= Your objective =
Pull out every line below containing the word "with".

= Entries shown =
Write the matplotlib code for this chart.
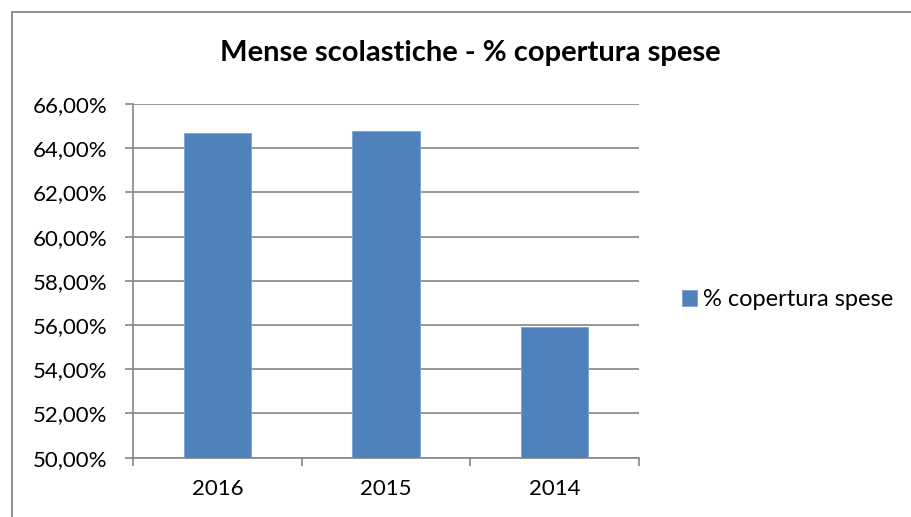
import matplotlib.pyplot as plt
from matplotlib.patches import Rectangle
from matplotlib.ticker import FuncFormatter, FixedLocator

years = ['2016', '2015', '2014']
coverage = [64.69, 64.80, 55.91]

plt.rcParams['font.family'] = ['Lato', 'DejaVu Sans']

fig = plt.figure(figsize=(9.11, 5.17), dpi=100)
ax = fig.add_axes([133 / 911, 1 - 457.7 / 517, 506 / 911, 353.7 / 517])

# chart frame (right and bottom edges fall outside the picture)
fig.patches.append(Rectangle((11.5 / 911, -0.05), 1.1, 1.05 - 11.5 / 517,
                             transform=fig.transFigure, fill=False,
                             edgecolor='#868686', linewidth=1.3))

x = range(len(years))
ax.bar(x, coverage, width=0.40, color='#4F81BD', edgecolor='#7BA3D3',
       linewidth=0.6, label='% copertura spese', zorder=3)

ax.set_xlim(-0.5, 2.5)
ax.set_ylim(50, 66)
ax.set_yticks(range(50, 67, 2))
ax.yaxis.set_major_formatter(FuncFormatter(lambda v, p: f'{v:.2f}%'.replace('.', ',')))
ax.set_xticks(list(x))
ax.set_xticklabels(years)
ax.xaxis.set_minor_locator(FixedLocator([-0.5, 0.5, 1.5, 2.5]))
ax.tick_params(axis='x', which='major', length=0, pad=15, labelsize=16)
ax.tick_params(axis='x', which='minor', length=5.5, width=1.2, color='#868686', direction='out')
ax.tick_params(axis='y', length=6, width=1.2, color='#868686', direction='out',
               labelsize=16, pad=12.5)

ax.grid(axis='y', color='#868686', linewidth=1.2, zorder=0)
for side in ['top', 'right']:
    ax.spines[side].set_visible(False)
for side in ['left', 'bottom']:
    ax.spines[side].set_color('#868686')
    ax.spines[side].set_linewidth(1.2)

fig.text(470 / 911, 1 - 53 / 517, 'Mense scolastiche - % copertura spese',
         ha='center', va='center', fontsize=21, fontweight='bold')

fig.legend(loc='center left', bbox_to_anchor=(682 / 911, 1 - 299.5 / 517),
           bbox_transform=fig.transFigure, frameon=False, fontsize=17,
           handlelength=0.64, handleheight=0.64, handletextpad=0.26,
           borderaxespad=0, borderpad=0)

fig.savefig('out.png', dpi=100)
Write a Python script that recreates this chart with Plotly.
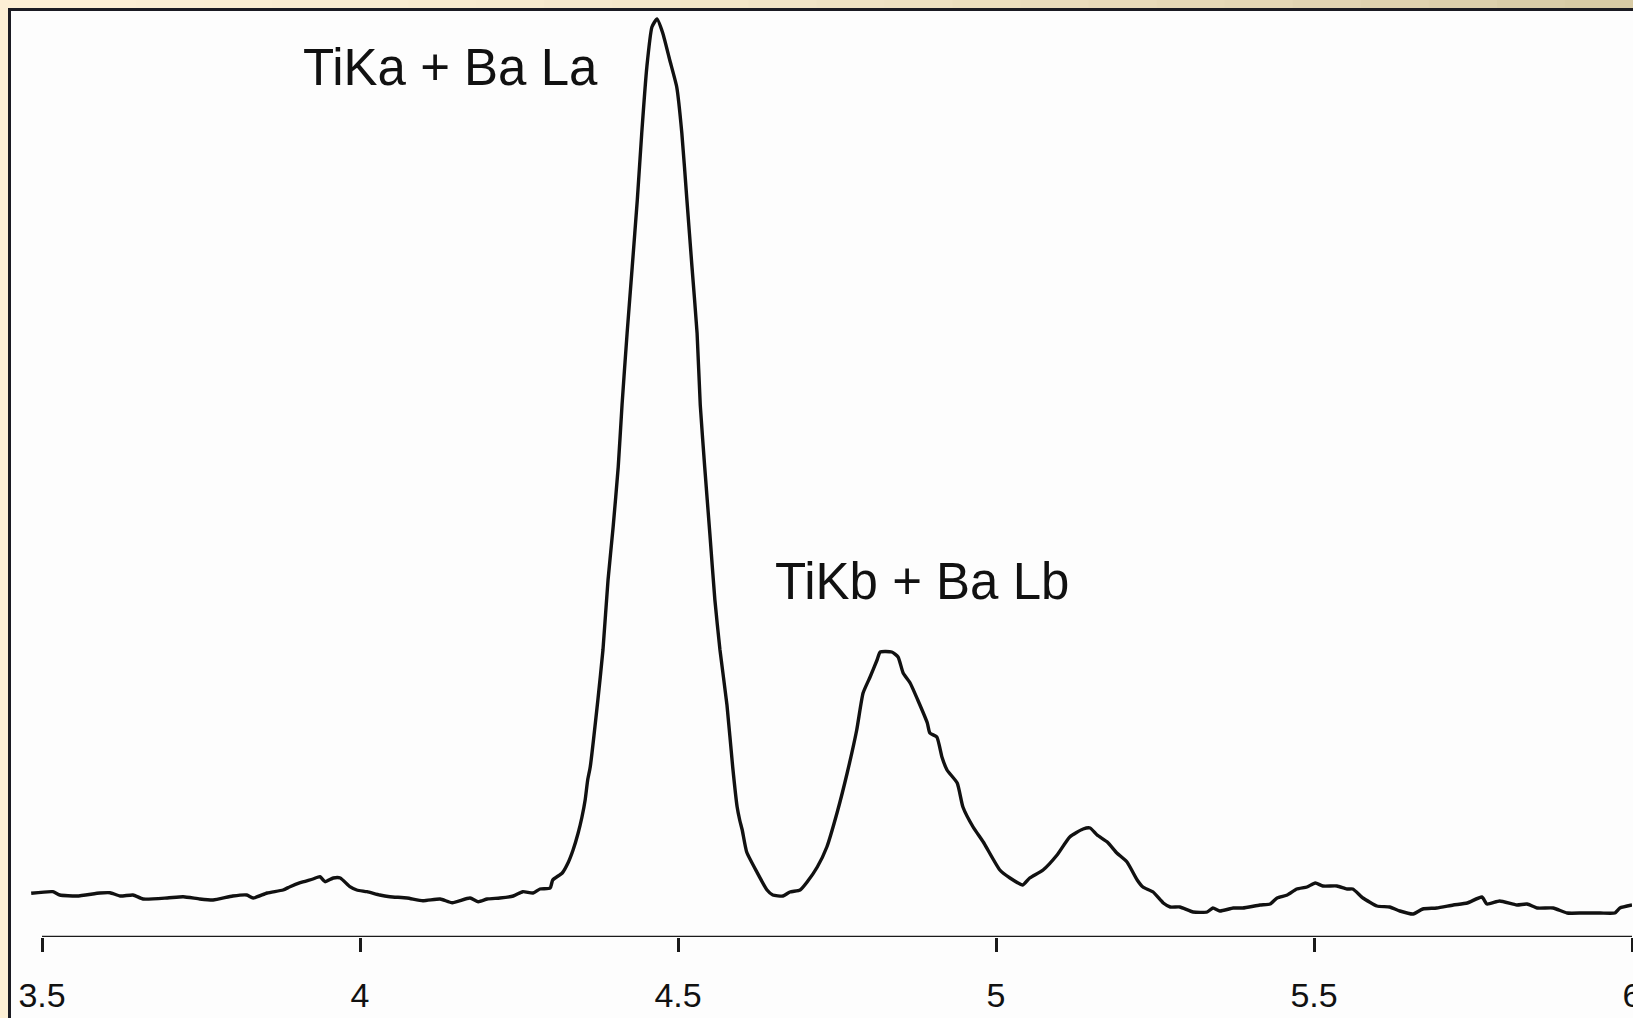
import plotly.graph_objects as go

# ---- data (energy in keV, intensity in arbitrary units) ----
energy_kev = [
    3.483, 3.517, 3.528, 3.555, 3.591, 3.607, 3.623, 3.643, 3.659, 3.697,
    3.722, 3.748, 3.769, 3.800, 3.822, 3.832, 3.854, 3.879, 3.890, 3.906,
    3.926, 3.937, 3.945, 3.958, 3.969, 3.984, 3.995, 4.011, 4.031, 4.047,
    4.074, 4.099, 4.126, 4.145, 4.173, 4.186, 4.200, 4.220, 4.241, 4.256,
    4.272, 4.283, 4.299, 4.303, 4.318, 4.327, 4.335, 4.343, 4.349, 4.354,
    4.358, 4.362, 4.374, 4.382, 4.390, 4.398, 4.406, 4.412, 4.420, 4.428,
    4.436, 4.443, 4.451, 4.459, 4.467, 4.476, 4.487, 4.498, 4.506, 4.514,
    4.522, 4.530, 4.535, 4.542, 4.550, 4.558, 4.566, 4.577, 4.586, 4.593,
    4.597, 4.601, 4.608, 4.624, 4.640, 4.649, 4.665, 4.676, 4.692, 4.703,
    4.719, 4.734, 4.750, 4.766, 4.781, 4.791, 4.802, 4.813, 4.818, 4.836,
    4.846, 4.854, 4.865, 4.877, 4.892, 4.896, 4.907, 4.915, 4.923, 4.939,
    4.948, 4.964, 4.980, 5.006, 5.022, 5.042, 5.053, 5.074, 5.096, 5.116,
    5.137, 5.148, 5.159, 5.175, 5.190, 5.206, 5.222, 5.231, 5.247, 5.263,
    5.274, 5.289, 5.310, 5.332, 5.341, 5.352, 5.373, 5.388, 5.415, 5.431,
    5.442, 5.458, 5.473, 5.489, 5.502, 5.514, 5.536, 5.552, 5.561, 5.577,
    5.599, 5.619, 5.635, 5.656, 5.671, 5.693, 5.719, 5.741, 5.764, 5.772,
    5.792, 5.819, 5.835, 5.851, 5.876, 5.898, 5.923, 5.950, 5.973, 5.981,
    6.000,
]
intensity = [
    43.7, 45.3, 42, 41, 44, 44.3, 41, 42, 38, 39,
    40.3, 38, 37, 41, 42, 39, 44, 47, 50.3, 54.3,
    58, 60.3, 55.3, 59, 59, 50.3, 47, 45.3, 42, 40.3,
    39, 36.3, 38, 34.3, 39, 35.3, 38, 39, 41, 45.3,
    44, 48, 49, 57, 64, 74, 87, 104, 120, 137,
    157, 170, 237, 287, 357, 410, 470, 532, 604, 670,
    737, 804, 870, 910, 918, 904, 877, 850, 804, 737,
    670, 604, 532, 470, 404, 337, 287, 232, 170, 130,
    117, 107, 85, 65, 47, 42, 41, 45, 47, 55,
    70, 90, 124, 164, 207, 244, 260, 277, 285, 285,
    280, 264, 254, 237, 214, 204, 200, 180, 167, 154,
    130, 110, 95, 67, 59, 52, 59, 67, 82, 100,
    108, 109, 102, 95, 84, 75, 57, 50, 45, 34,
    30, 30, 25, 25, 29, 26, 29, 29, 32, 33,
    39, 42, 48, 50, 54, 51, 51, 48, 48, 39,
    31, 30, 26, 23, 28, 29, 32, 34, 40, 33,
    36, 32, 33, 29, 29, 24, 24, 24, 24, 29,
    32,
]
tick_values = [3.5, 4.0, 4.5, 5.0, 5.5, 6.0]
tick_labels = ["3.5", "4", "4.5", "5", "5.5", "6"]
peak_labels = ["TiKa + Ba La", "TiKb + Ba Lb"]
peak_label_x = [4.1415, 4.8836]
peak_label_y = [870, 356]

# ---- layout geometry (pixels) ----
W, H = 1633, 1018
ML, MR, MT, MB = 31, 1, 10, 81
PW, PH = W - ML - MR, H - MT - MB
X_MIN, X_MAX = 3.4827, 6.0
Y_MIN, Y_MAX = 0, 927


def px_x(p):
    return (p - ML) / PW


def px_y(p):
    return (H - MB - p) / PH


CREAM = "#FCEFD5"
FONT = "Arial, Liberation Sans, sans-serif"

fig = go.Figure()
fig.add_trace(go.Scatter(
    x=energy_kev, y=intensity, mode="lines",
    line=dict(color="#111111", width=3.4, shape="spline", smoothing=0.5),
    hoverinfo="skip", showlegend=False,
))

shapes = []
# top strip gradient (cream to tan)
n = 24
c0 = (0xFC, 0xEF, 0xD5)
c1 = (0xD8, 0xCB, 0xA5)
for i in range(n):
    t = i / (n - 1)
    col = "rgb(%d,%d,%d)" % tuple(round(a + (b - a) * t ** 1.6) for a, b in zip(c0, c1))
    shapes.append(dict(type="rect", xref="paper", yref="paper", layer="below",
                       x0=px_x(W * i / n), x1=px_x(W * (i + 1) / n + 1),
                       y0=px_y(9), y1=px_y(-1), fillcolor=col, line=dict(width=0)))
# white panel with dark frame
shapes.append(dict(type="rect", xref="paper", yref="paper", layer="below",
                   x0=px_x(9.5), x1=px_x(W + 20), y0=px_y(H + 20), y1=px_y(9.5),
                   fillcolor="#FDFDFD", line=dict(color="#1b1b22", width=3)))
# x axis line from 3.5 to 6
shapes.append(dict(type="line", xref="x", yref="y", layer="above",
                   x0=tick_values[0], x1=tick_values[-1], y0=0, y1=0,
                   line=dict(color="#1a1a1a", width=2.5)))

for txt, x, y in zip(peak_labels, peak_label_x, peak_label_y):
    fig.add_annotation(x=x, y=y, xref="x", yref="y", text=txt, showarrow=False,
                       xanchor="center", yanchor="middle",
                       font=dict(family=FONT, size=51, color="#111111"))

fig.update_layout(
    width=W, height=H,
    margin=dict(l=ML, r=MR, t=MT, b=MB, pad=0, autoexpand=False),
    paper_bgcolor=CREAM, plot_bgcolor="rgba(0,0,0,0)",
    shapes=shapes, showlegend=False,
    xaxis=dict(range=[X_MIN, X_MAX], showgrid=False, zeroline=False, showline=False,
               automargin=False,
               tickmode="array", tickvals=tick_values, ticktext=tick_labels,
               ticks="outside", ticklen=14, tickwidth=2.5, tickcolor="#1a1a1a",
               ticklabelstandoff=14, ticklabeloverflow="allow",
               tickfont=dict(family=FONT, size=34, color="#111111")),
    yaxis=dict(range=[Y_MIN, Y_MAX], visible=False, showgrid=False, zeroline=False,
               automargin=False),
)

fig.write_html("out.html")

= Response to the task =
Write a Python script that recreates this chart with Plotly.
# white panel with dark frame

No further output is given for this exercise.